Article
作者: Preudhomme, Claude ; Tondeur, Sylvie ; Tavernier, Emmanuelle ; Peterlin, Pierre ; Lebon, Delphine ; Duployez, Nicolas ; Haddaoui, Lamya ; Flandrin-Gresta, Pascale ; Carre, Martin ; Bidet, Audrey ; Geffroy, Sandrine ; Berthon, Céline ; Salson, Mikaël ; Dombret, Hervé ; Hunault, Mathilde ; Fenwarth, Laurène ; Pigneux, Arnaud ; Delabesse, Eric ; Joudinaud, Romane ; Dumas, Pierre-Yves ; Bertoli, Sarah ; Itzykson, Raphael ; Boudry, Augustin ; Bouzy, Simon ; Récher, Christian
AbstractDespite the use of midostaurin (MIDO) with intensive chemotherapy (ICT) as frontline treatment for Fms-like tyrosine kinase 3 (FLT3)-mutated acute myeloid leukemia (AML), complete remission rates are close to 60% to 70%, and relapses occur in >40% of cases.

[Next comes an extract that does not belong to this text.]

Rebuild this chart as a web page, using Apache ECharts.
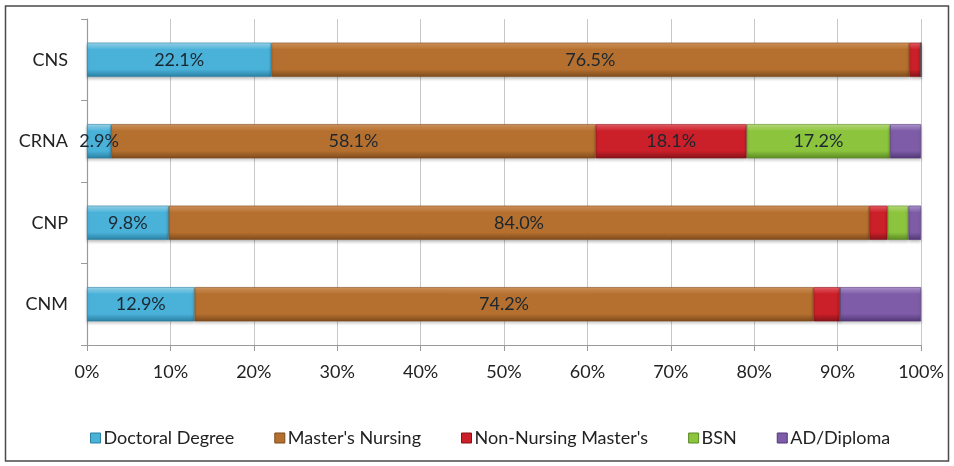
<!DOCTYPE html>
<html>
<head>
<meta charset="utf-8">
<script src="https://cdn.jsdelivr.net/npm/echarts@6/dist/echarts.min.js"></script>
<style>
  html, body { margin: 0; padding: 0; background: #fff; }
  #chart { width: 954px; height: 466px; }
</style>
</head>
<body>
<div id="chart"></div>
<script>
// Credential categories (top to bottom)
const categories = ['CNS', 'CRNA', 'CNP', 'CNM'];

// Share of each highest degree, percent
const doctoral = [22.1, 2.9, 9.8, 12.9];
const mastersNursing = [76.5, 58.1, 84.0, 74.2];
const nonNursingMasters = [1.4, 18.1, 2.2, 3.2];
const bsn = [0, 17.2, 2.5, 0];
const adDiploma = [0, 3.7, 1.5, 9.7];

const seriesNames = ['Doctoral Degree', "Master's Nursing", "Non-Nursing Master's", 'BSN', 'AD/Diploma'];
const seriesData = [doctoral, mastersNursing, nonNursingMasters, bsn, adDiploma];

// light / base / dark tones for a bevelled look
const palette = [
  ['#9fdcf2', '#4ab2d9', '#2a7fa3'],
  ['#d9995f', '#b5702f', '#7e4a1c'],
  ['#ee6168', '#cb1f29', '#86131a'],
  ['#bfe37f', '#8cc43e', '#5a8a23'],
  ['#b49ad6', '#7e5ca8', '#523676']
];

const FONT = 'Lato, "Open Sans", sans-serif';

function bevel(c) {
  return new echarts.graphic.LinearGradient(0, 0, 0, 1, [
    { offset: 0, color: c[0] },
    { offset: 0.2, color: c[1] },
    { offset: 0.78, color: c[1] },
    { offset: 1, color: c[2] }
  ]);
}

const series = seriesNames.map((name, i) => ({
  name: name,
  type: 'bar',
  stack: 'total',
  barWidth: '42%',
  data: seriesData[i],
  itemStyle: {
    color: bevel(palette[i]),
    borderColor: palette[i][2],
    borderWidth: 0.6,
    shadowColor: 'rgba(0,0,0,0.25)',
    shadowBlur: 3,
    shadowOffsetY: 2
  },
  label: {
    show: true,
    position: 'inside',
    color: '#1b2730',
    fontFamily: FONT,
    fontSize: 18,
    formatter: p => (p.value >= 2.5 && (i < 2 || p.value >= 10)) ? p.value.toFixed(1) + '%' : ''
  },
  emphasis: { disabled: true }
}));

const chart = echarts.init(document.getElementById('chart'), null, { renderer: 'canvas' });
chart.setOption({
  animation: false,
  backgroundColor: '#ffffff',
  graphic: [{
    type: 'rect',
    shape: { x: 5.5, y: 6, width: 943, height: 455 },
    style: { fill: 'none', stroke: '#4a4a4a', lineWidth: 1.5 },
    silent: true
  }],
  grid: { left: 87, right: 33, top: 19, bottom: 121 },
  legend: {
    bottom: 14,
    left: 85,
    itemWidth: 10,
    itemHeight: 10,
    itemGap: 40,
    icon: 'rect',
    textStyle: { fontFamily: FONT, fontSize: 18, color: '#222', padding: [0, 0, 0, -2] },
    data: seriesNames.map((n, i) => ({ name: n, itemStyle: { color: palette[i][1], borderColor: palette[i][2], borderWidth: 1 } }))
  },
  xAxis: {
    type: 'value',
    min: 0,
    max: 100,
    interval: 10,
    axisLine: { show: true, lineStyle: { color: '#9a9a9a', width: 1.2 } },
    axisTick: { show: true, length: 6, lineStyle: { color: '#9a9a9a' } },
    axisLabel: { formatter: '{value}%', margin: 18, fontFamily: FONT, fontSize: 18, color: '#222' },
    splitLine: { show: true, lineStyle: { color: '#c8c8c8', width: 1 } }
  },
  yAxis: {
    type: 'category',
    inverse: true,
    data: categories,
    axisLine: { show: true, lineStyle: { color: '#9a9a9a', width: 1.2 } },
    axisTick: { show: true, length: 6, lineStyle: { color: '#9a9a9a' } },
    axisLabel: { margin: 19, fontFamily: FONT, fontSize: 18, color: '#222' }
  },
  series: series
});
</script>
</body>
</html>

Here, we studied the molecular mechanisms underlying refractory/relapsed (R/R) disease in patients with FLT3-mutated AML. We conducted a retrospective and multicenter study involving 150 patients with R/R AML harboring FLT3–internal tandem duplication (ITD) (n = 130) and/or FLT3–tyrosine kinase domain mutation (n = 26) at diagnosis assessed by standard methods. Patients were treated with ICT + MIDO (n = 54) or ICT alone (n = 96) according to the diagnosis date and label of MIDO. The evolution of FLT3 clones and comutations was analyzed in paired diagnosis–R/R samples by targeted high-throughput sequencing. Using a dedicated algorithm for FLT3-ITD detection, 189 FLT3-ITD microclones (allelic ratio [AR] of <0.05) and 225 macroclones (AR ≥ 0.05) were detected at both time points. At R/R disease, the rate of FLT3-ITD persistence was lower in patients treated with ICT + MIDO than in patients not receiving MIDO (68% vs 87.5%; P = .011). In patients receiving ICT + MIDO, detection of multiple FLT3-ITD clones was associated with a higher FLT3-ITD persistence rate at R/R disease (multiple clones: 88% vs single clones: 57%; P = .049). If only 24% of FLT3-ITD microclones detected at diagnosis were retained at relapse, 43% became macroclones. Together, these results identify parameters influencing the fitness of FLT3-ITD clones.